• **What you will do**:
Copy out every line that contains "this".

• **Provided material**:
-- START --
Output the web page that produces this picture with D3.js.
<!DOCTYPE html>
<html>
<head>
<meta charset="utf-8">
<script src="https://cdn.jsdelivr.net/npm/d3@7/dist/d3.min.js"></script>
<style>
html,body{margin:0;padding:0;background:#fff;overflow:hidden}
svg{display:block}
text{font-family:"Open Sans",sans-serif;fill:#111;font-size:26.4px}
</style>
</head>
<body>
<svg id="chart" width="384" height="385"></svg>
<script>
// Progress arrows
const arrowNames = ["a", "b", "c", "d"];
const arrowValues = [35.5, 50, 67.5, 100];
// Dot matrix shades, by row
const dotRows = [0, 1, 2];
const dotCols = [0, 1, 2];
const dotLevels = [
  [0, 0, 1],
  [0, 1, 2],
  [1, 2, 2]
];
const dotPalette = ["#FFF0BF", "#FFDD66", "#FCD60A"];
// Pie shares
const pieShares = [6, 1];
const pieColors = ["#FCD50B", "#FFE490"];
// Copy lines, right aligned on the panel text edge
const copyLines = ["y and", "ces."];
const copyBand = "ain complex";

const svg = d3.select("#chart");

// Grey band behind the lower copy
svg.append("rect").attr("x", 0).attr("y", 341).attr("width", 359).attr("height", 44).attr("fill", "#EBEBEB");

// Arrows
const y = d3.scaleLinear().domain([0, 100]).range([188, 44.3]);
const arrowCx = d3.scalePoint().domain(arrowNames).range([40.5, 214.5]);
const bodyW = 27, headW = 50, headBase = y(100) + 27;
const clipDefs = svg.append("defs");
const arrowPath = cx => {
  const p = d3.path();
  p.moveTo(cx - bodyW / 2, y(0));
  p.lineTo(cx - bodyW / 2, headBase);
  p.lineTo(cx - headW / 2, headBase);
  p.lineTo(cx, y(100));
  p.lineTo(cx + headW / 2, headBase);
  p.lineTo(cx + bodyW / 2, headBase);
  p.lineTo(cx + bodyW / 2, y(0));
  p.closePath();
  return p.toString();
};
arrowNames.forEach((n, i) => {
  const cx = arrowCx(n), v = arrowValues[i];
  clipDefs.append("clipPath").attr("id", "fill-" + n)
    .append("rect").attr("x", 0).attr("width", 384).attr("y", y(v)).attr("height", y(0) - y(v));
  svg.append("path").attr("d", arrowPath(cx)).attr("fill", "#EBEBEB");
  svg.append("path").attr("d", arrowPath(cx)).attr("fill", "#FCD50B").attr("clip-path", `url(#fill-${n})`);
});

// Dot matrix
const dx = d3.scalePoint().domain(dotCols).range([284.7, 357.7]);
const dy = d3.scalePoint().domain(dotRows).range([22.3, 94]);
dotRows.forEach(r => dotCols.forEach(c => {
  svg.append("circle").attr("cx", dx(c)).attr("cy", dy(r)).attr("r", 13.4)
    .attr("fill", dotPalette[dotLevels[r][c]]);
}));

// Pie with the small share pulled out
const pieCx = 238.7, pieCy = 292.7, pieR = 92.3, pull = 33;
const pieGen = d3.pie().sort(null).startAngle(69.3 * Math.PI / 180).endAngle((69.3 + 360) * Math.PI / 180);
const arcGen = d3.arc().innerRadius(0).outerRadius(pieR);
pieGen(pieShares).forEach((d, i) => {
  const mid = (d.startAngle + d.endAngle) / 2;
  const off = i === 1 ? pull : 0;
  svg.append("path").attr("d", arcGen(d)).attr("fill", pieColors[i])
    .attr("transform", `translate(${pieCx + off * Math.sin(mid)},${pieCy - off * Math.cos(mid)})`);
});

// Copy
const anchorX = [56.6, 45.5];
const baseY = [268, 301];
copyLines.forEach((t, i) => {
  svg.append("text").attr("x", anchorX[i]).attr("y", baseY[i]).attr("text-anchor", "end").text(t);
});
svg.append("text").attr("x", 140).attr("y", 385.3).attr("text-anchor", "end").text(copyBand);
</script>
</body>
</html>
-- END --
-- START --
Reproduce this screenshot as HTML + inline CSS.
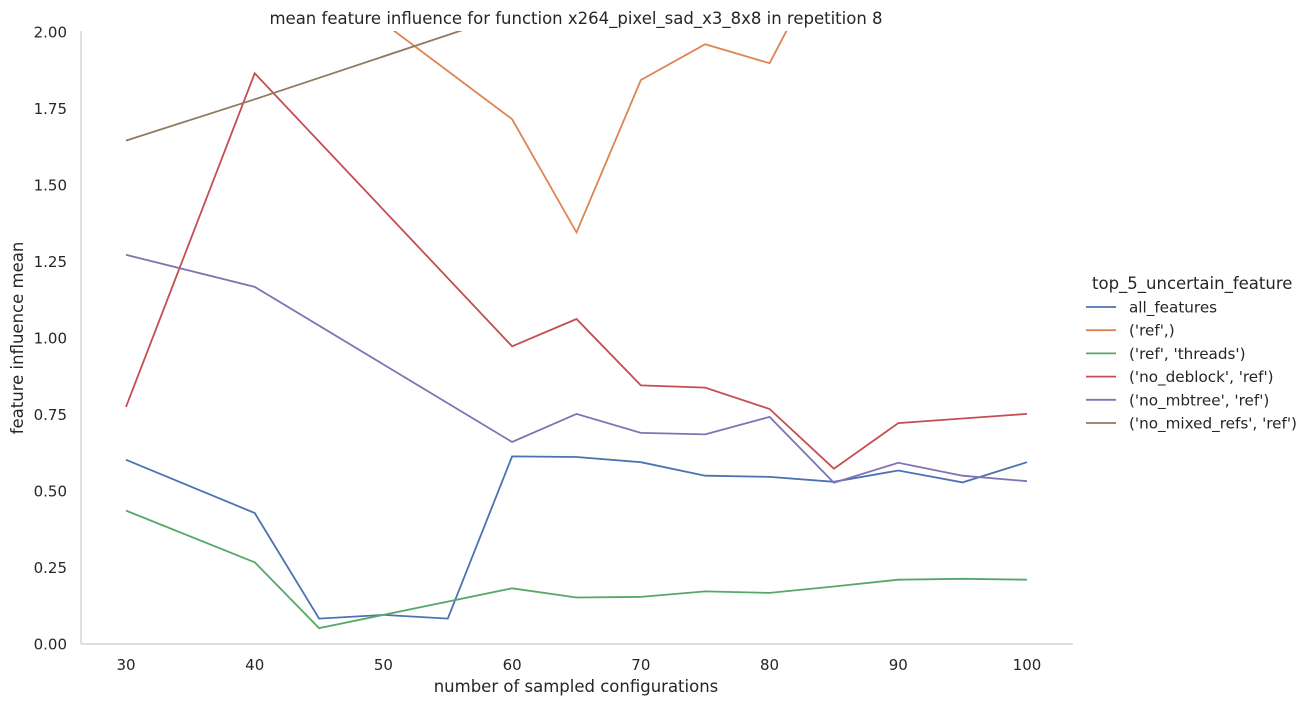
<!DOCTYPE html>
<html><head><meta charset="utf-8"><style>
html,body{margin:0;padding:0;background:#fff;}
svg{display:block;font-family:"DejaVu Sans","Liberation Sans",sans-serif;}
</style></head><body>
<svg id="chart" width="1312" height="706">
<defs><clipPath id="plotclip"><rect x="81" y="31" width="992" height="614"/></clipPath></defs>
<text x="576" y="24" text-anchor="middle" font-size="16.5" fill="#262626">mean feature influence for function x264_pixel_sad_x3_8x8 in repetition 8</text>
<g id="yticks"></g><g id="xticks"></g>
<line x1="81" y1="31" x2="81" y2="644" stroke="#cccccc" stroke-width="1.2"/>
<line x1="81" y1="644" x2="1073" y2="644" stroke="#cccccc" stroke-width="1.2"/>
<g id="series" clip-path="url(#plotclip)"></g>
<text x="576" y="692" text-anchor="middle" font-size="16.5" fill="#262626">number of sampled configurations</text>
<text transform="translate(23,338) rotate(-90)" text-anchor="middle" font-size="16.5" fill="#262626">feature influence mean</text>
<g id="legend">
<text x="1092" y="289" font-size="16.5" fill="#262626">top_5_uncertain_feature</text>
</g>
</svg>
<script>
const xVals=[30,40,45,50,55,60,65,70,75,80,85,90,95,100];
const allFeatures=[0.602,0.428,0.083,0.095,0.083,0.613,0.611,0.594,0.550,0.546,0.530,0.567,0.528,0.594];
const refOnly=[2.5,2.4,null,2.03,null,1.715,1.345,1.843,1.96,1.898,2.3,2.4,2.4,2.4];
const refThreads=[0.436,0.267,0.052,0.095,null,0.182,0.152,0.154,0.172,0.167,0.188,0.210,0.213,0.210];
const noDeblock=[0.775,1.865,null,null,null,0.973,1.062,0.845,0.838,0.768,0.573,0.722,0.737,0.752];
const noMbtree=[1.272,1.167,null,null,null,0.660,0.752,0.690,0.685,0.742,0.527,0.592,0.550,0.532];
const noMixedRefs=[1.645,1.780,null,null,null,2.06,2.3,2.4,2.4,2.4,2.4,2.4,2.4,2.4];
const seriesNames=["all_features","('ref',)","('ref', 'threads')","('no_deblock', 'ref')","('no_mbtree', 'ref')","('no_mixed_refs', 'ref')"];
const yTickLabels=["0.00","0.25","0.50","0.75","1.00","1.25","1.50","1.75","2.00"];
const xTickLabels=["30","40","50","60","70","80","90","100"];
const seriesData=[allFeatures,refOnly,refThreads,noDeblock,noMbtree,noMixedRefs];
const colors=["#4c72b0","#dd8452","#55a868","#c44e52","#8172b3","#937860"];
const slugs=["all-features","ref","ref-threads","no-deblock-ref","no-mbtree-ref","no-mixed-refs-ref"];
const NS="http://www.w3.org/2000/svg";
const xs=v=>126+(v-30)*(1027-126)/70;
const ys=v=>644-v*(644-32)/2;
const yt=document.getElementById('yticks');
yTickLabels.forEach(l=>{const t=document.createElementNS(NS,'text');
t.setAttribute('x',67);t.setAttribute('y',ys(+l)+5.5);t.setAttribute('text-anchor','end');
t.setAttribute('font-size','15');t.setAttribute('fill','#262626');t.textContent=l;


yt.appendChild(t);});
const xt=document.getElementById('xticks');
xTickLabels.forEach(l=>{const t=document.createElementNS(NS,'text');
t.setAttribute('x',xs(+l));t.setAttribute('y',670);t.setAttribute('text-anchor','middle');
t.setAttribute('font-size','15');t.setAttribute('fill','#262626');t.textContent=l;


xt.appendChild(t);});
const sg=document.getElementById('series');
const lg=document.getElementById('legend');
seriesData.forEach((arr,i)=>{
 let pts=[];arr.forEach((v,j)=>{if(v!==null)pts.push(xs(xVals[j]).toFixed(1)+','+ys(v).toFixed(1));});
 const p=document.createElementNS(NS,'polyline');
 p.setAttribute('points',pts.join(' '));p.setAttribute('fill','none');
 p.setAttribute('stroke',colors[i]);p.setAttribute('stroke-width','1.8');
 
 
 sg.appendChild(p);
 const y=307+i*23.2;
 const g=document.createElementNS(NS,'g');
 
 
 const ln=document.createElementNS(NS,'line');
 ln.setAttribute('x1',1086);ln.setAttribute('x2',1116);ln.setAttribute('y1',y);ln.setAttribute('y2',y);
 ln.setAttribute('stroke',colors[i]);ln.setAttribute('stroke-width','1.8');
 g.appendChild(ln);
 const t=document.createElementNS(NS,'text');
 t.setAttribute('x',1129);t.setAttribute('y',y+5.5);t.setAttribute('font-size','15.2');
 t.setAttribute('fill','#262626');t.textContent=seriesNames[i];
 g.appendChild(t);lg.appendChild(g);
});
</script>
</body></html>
-- END --
• **Answer to the exercise**:
Output the web page that produces this picture with D3.js.
Reproduce this screenshot as HTML + inline CSS.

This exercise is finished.